Infrared 100 Exhibition photographs online

For those of you who were unable to get to Bath for the Infrared 100 exhibition last October, the RPS have put some of the images online on their web site.

Go to www.rps.org/fenton-house/Infrared-100 and you can browse through some of the historic and contemporary photographs we included. These include a couple of RW Wood's photos from 1910 and 1911, Abe Frajndlich's Rosebud as Demeter, Carol Highsmith's Streetcar on St Charles and Teresa Airey's Magical Banyans. Professor Francis Ring's 1959 thermal image of an arthritic knee, made with a prototype scanner using a searchlight mirror and bicycle chains, and Professor Robert Greenler's 1971 photograph of the infrared component of a rainbow are also included.

A selection of images are also featured in the current RPS Journal.

Thursday 17 March 2011

Thermal Street View from MIT

The aim may be to provide a rapid energy audit of buildings but MIT have a thermal imaging system that is interesting for purely visual reasons.

The full story is in this news piece on their web site, complete with video.

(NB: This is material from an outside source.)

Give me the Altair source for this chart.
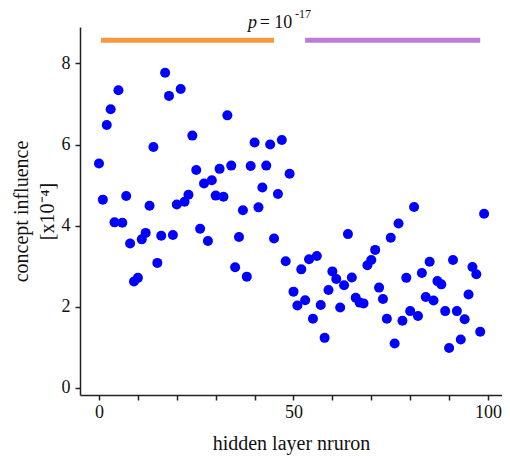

Here's what caught my eye ...
The new process begins by photographing buildings with a system the team developed to get high-resolution, long wave infrared images using an inexpensive, low-resolution camera. Normally, the cost of high-resolution far-infrared cameras is prohibitive for such widespread use — such cameras can cost $40,000 each. As a substitute, the team developed a novel patent-pending technology called “Kinetic Super Resolution” that uses a computer to combine many different images taken with an inexpensive low-resolution IR camera (costing less than $1,000), that produces a high-resolution mosaic image.
Note that in this context 'high resolution' would be 640 by 480 pixels resolution for $40K. In this case the MIT system's Kinetic Super Resolution improves image resolution by using moving (presumably this means scanning) images. I would imagine that this is trading temporal resolution for spatial resolution by looking at how successive pixels differ when these pixels are displaced by less than pixel/image resolution. A patent is pending.

Wednesday 2 March 2011

DNS tidy-up

I have, at last, sorted out the domain name for this blog so it runs properly off www.infrared100.org ... although infrared100.blogspot.com still works. Apologies if you got a seemingly spurious landing page while I sorted out the routing.